The editing of digital audio may involve several activities including extraction or recording of audio sources from CDs, DVDs, VCRs, audio tapes, audio files, and records; cutting, and modifying the acquired audio; and mixing various sources together to create one audio product. These activities are usually performed on a computer which equipped with specialized hardware and software. We briefly describe some of these activities below:

Often we may wish to use only part of an audio source or pieces of several audio sources to create our edited song. We use special audio editing software to select and copy the desired portions of audio. This process is called cutting.

Cutting:

The cut portion may need to be viewed magnified in order to delete the beginning and/or end of the cut audio to trim to exactly the desired audio selection.

Trimming:

Two or more cut selections may need to be spliced or mixed together. The pieces may spliced end to end or overlapped with cross fading. This process requires a good musical ear to synchronize the beat, pitch, tempo, and volume of the combined cuts.
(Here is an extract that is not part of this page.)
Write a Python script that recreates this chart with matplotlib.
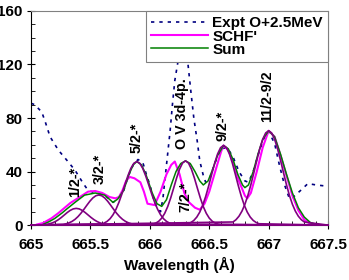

This example shows two cuts being combined, overlapping with cross fade; the volume of the upper cut is reduced slowly while the volume of the second cut is increased more rapidly.

Aligning and cross fading:

Multiple cuts may be combined to complete the edited audio. This is an example with sources from recorded voice, CD tracks, and synthesized sound.

Mixing:

The mixed audio is then combined (called mix down) to a single file.